Dying is easy; comedy is hard.
Who ever said it (and apparently, no one actually did), they likely weren’t thinking of Giselle. The heroine of one of the great classical ballets does indeed die at the end of Act One, but that doesn’t stop her from being the centerpiece of Act Two.
And it didn’t stop Danceworks Performance Company from finding some giddy comedy in the story, turning a spoofy Giselle into the centerpiece of their first concert of the season, Mad Li(m)bs. With the title role played with deadpan elegance by Melissa Anderson, “Giselle Redux” is staged as a demonstration-lecture courtesy of a bespeckled Jason Powell, who plays an academic fond of quoting A-list philosophers like Michel Foucault and translates the story for the “unwashed hoi-polloi.” Giselle’s rivals dance their rivalry in styles suggested by the audience (Sunday night, it was disco vs. jazz), and one of her suitors is costumed by an audience member, who picks clothes from an onstage rack. When the mysterious spirits called The Willis appear to coax her from her grave, they move like hip-hop krumpers rather than a Petipa-schooled corps.
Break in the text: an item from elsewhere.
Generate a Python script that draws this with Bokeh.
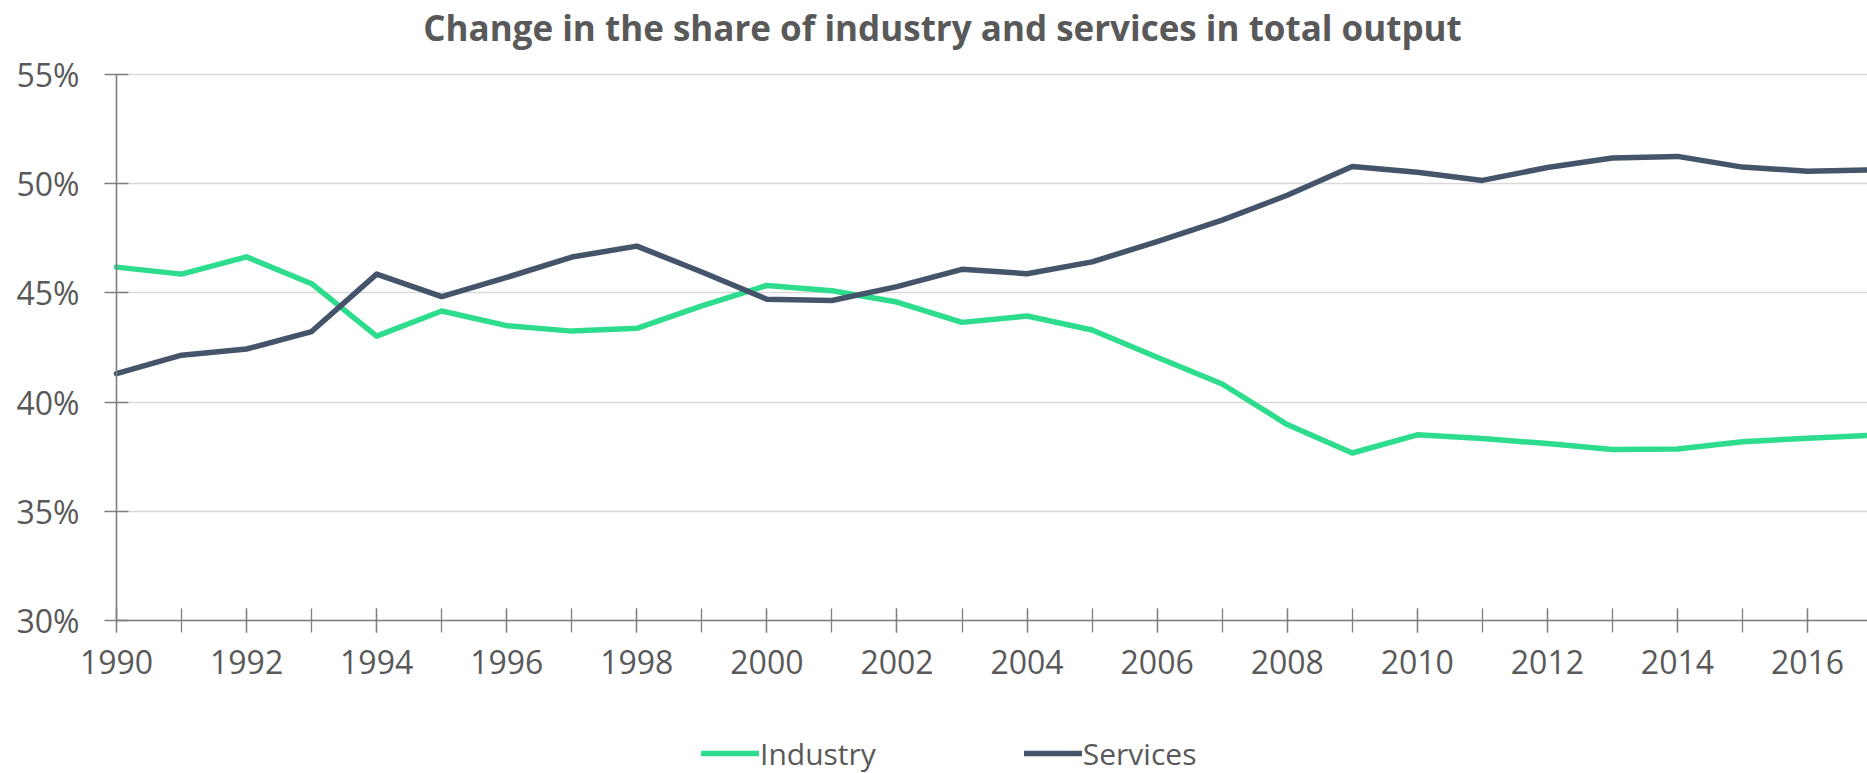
from bokeh.plotting import figure
from bokeh.models import Range1d, FixedTicker, Legend, LegendItem, Label
from bokeh.embed import file_html
from bokeh.resources import INLINE

# ---- data ----
years = list(range(1990, 2018))
industry = [46.18, 45.86, 46.65, 45.42, 43.02, 44.17, 43.50, 43.25, 43.38, 44.41,
            45.34, 45.10, 44.58, 43.65, 43.94, 43.30, 42.05, 40.83, 38.97, 37.67,
            38.50, 38.33, 38.10, 37.83, 37.85, 38.18, 38.35, 38.48]
services = [41.30, 42.15, 42.43, 43.23, 45.86, 44.83, 45.71, 46.64, 47.14, 45.96,
            44.71, 44.65, 45.29, 46.08, 45.88, 46.42, 47.35, 48.33, 49.47, 50.79,
            50.52, 50.15, 50.74, 51.18, 51.25, 50.76, 50.57, 50.63]
y_ticks = [30, 35, 40, 45, 50, 55]
y_tick_labels = ["30%", "35%", "40%", "45%", "50%", "55%"]
x_label_years = list(range(1990, 2018, 2))
title_text = "Change in the share of industry and services in total output"
series_names = ["Industry", "Services"]

GREEN = "#2EDC8D"
DARK = "#44546A"
TEXT = "#595959"
AXIS = "#7F7F7F"
GRID = "#D9D9D9"

# ---- geometry (pixels) ----
W, H = 1867, 773
AXIS_X_PX = 116            # pixel column of the y axis (1990)
Y55_PX, Y30_PX = 74, 620   # pixel rows of 55% and 30%
PX_PER_YEAR = 65.04
PX_PER_PCT = (Y30_PX - Y55_PX) / 25.0
x_start = 1990 - AXIS_X_PX / PX_PER_YEAR
x_end = 1990 + (W - AXIS_X_PX) / PX_PER_YEAR
y_top = 55 + Y55_PX / PX_PER_PCT
y_bottom = 30 - (H - Y30_PX) / PX_PER_PCT

p = figure(width=W, height=H, output_backend="svg", toolbar_location=None,
           x_range=Range1d(x_start, x_end), y_range=Range1d(y_bottom, y_top),
           min_border_left=0, min_border_top=0, min_border_bottom=0,
           min_border_right=0, background_fill_color="white",
           border_fill_color="white")
p.outline_line_color = None
p.xgrid.visible = False

# horizontal gridlines, only right of the y axis
yg = p.ygrid[0]
if "cross_bounds" in yg.properties():
    yg.grid_line_color = GRID
    yg.grid_line_width = 1.3
    yg.cross_bounds = (1990, x_end)
    yg.ticker = FixedTicker(ticks=y_ticks, minor_ticks=[])
else:
    yg.visible = False
    p.segment(x0=[1990] * len(y_ticks), y0=y_ticks,
              x1=[x_end] * len(y_ticks), y1=y_ticks,
              line_color=GRID, line_width=1.3, level="underlay")

# x axis, pinned at 30%
xa = p.xaxis[0]
xa.fixed_location = 30
xa.bounds = (1990, x_end)
xa.ticker = FixedTicker(ticks=x_label_years, minor_ticks=years)
xa.axis_line_color = AXIS
xa.axis_line_width = 1.6
xa.major_tick_line_color = AXIS
xa.minor_tick_line_color = AXIS
xa.major_tick_line_width = 1.3
xa.minor_tick_line_width = 1.3
xa.major_tick_in = 12
xa.major_tick_out = 12
xa.minor_tick_in = 12
xa.minor_tick_out = 12
xa.major_label_standoff = 17
xa.major_label_text_font = "Open Sans"
xa.major_label_text_font_size = "32px"
xa.major_label_text_color = TEXT

# y axis, pinned at 1990 and limited to 30%..55%
ya = p.yaxis[0]
ya.fixed_location = 1990
ya.bounds = (30, 55)
ya.ticker = FixedTicker(ticks=y_ticks, minor_ticks=[])
ya.major_label_overrides = {t: l for t, l in zip(y_ticks, y_tick_labels)}
ya.axis_line_color = AXIS
ya.axis_line_width = 1.6
ya.major_tick_line_color = AXIS
ya.major_tick_line_width = 1.3
ya.major_tick_in = 12
ya.major_tick_out = 12
ya.minor_tick_line_color = None
ya.major_label_standoff = 25
ya.major_label_text_font = "Open Sans"
ya.major_label_text_font_size = "32px"
ya.major_label_text_color = TEXT

line_style = dict(line_width=5.5, line_cap="round", line_join="round")
r1 = p.line(years, industry, line_color=GREEN, **line_style)
r2 = p.line(years, services, line_color=DARK, **line_style)

# title
title_x = 1990 + (942 - AXIS_X_PX) / PX_PER_YEAR
title_y = 55 + (Y55_PX - 27) / PX_PER_PCT
p.add_layout(Label(x=title_x, y=title_y, text=title_text, text_align="center",
                   text_baseline="alphabetic", text_font="Open Sans",
                   text_font_style="bold", text_font_size="35px",
                   text_color=TEXT))

# legend
legend = Legend(items=[LegendItem(label=series_names[0], renderers=[r1]),
                       LegendItem(label=series_names[1], renderers=[r2])],
                location=(701, -2), orientation="horizontal", padding=0,
                margin=0, spacing=148, border_line_color=None,
                background_fill_alpha=0, glyph_width=58, glyph_height=44,
                label_height=44, label_standoff=1, label_text_font="Open Sans",
                label_text_font_size="30px", label_text_color=TEXT)
p.add_layout(legend, "center")

open("out.html", "w").write(file_html(p, INLINE))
Spoofs, audience suggestions and other improv games are the centerpiece of Mad Li(m)bs and were peppered through the program. Sunday night, some landed right on target, and some fell flat. But improv theater is all about that tricky blend of risk and joy. Powell’s comedy style is by turns corny and surreal — a little Milton Berle here, a little Monty Python there. How else to characterize an aerobic dance competition in which dancers worked animal behavior into their routines? Or a folk ballad that chronicles the life of a man who lived in reverse, beginning with rising from the grave, and ending with a delivery-room slap on his bottom.

Whatever the comic stylings, Mad Li(m)bs didn’t skimp on dynamic movement: Anderson’s grace dancing the more traditional steps of Giselle, Kim Johnson’s hilarious turn as a grimacing Russian dancer inspired by an Osterizer, Morgan Williams’ stunning athleticism. Dani Kuepper’s opening “Stagnating, Regressing, Advancing (Remix),” features lovely ensemble tableaux before it is eventually turned on its head by Powell’s and cohort Andrea Moser’s intrusions from the audience.
But this night is all about the comedy, and Powell and company are just dying to make you laugh. For despite the highfalutin place of dance and ballet in the entertainment hierarchy, it is still entertainment, during which audience members like Powell and Moser occasionally munch potato chips, whisper loudly and take bathroom breaks. Mad Li(m)bs reminds us that all of us — accomplished dancers, fumbling audience members and even The Willis — are reassuringly human.
Go See It: Danceworks Performance Company at Danceworks Studio Theatre (1661 N. Water St.) ; 8 pm, Thurs., Nov. 6; 7:30 pm, Fri. & Sat., Nov. 17 & 18.